Begin Provided data

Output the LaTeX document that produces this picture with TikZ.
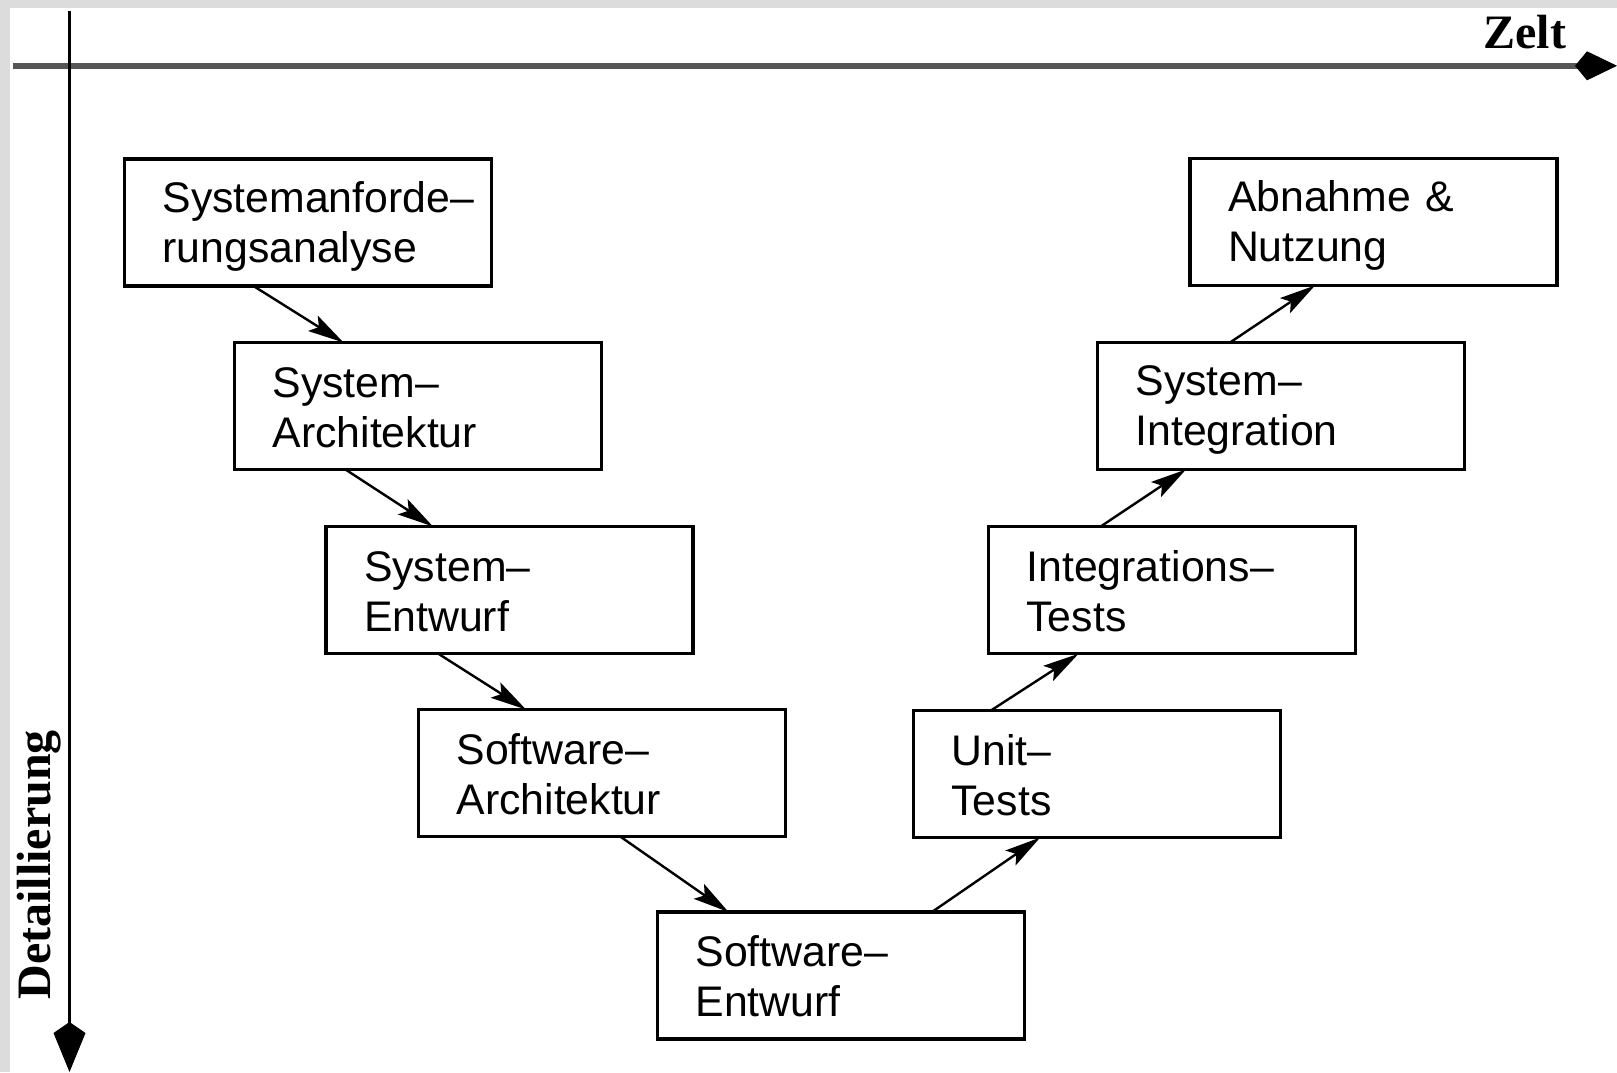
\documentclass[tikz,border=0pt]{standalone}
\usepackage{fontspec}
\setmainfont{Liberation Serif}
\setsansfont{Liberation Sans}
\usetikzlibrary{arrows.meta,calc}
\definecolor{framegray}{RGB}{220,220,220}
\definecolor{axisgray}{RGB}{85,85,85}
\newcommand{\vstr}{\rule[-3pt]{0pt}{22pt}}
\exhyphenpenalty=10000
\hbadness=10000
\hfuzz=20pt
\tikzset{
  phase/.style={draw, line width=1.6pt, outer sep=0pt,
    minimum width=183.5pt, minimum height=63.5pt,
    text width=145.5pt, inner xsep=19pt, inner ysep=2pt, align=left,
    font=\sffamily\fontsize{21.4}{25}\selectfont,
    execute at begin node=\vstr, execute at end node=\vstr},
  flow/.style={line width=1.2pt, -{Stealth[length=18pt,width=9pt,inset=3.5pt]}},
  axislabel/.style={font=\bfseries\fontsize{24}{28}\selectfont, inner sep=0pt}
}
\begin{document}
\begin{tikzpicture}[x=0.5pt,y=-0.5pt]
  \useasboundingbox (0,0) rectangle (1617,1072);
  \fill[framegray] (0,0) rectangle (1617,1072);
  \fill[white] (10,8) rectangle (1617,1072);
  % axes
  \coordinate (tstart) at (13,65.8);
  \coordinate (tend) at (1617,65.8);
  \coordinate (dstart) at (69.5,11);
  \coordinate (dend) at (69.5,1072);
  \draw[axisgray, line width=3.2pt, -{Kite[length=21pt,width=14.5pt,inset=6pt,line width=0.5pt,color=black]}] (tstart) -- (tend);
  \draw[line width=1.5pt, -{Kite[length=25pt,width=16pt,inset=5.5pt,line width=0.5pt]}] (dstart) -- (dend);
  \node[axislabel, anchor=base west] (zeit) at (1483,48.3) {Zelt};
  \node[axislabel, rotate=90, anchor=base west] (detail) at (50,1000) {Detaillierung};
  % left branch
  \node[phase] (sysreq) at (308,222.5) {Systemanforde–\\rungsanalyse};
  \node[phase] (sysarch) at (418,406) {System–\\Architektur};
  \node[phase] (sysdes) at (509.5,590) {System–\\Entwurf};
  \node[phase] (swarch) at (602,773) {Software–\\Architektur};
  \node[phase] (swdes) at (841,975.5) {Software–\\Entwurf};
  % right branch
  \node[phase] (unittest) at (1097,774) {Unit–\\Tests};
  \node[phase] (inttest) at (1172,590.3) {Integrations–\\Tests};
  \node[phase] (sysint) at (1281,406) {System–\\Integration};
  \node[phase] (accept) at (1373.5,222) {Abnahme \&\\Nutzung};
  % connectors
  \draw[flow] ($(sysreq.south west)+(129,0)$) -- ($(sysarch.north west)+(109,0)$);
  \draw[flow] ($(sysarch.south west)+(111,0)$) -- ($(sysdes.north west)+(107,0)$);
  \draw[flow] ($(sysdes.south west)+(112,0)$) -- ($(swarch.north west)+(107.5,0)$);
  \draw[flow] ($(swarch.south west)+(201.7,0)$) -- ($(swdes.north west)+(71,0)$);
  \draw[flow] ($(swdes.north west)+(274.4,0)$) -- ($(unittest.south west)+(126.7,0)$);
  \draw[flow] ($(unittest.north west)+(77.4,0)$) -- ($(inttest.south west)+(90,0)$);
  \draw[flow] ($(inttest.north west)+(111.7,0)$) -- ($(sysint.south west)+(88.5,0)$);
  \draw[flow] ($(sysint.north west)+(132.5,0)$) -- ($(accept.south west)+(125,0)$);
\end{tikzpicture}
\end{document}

End Provided data

Work to do → The listing above needs to be output again exactly. Don't include the pictures.

Output →
Output the LaTeX document that produces this picture with TikZ.
\documentclass[tikz,border=0pt]{standalone}
\usepackage{fontspec}
\setmainfont{Liberation Serif}
\setsansfont{Liberation Sans}
\usetikzlibrary{arrows.meta,calc}
\definecolor{framegray}{RGB}{220,220,220}
\definecolor{axisgray}{RGB}{85,85,85}
\newcommand{\vstr}{\rule[-3pt]{0pt}{22pt}}
\exhyphenpenalty=10000
\hbadness=10000
\hfuzz=20pt
\tikzset{
  phase/.style={draw, line width=1.6pt, outer sep=0pt,
    minimum width=183.5pt, minimum height=63.5pt,
    text width=145.5pt, inner xsep=19pt, inner ysep=2pt, align=left,
    font=\sffamily\fontsize{21.4}{25}\selectfont,
    execute at begin node=\vstr, execute at end node=\vstr},
  flow/.style={line width=1.2pt, -{Stealth[length=18pt,width=9pt,inset=3.5pt]}},
  axislabel/.style={font=\bfseries\fontsize{24}{28}\selectfont, inner sep=0pt}
}
\begin{document}
\begin{tikzpicture}[x=0.5pt,y=-0.5pt]
  \useasboundingbox (0,0) rectangle (1617,1072);
  \fill[framegray] (0,0) rectangle (1617,1072);
  \fill[white] (10,8) rectangle (1617,1072);
  % axes
  \coordinate (tstart) at (13,65.8);
  \coordinate (tend) at (1617,65.8);
  \coordinate (dstart) at (69.5,11);
  \coordinate (dend) at (69.5,1072);
  \draw[axisgray, line width=3.2pt, -{Kite[length=21pt,width=14.5pt,inset=6pt,line width=0.5pt,color=black]}] (tstart) -- (tend);
  \draw[line width=1.5pt, -{Kite[length=25pt,width=16pt,inset=5.5pt,line width=0.5pt]}] (dstart) -- (dend);
  \node[axislabel, anchor=base west] (zeit) at (1483,48.3) {Zelt};
  \node[axislabel, rotate=90, anchor=base west] (detail) at (50,1000) {Detaillierung};
  % left branch
  \node[phase] (sysreq) at (308,222.5) {Systemanforde–\\rungsanalyse};
  \node[phase] (sysarch) at (418,406) {System–\\Architektur};
  \node[phase] (sysdes) at (509.5,590) {System–\\Entwurf};
  \node[phase] (swarch) at (602,773) {Software–\\Architektur};
  \node[phase] (swdes) at (841,975.5) {Software–\\Entwurf};
  % right branch
  \node[phase] (unittest) at (1097,774) {Unit–\\Tests};
  \node[phase] (inttest) at (1172,590.3) {Integrations–\\Tests};
  \node[phase] (sysint) at (1281,406) {System–\\Integration};
  \node[phase] (accept) at (1373.5,222) {Abnahme \&\\Nutzung};
  % connectors
  \draw[flow] ($(sysreq.south west)+(129,0)$) -- ($(sysarch.north west)+(109,0)$);
  \draw[flow] ($(sysarch.south west)+(111,0)$) -- ($(sysdes.north west)+(107,0)$);
  \draw[flow] ($(sysdes.south west)+(112,0)$) -- ($(swarch.north west)+(107.5,0)$);
  \draw[flow] ($(swarch.south west)+(201.7,0)$) -- ($(swdes.north west)+(71,0)$);
  \draw[flow] ($(swdes.north west)+(274.4,0)$) -- ($(unittest.south west)+(126.7,0)$);
  \draw[flow] ($(unittest.north west)+(77.4,0)$) -- ($(inttest.south west)+(90,0)$);
  \draw[flow] ($(inttest.north west)+(111.7,0)$) -- ($(sysint.south west)+(88.5,0)$);
  \draw[flow] ($(sysint.north west)+(132.5,0)$) -- ($(accept.south west)+(125,0)$);
\end{tikzpicture}
\end{document}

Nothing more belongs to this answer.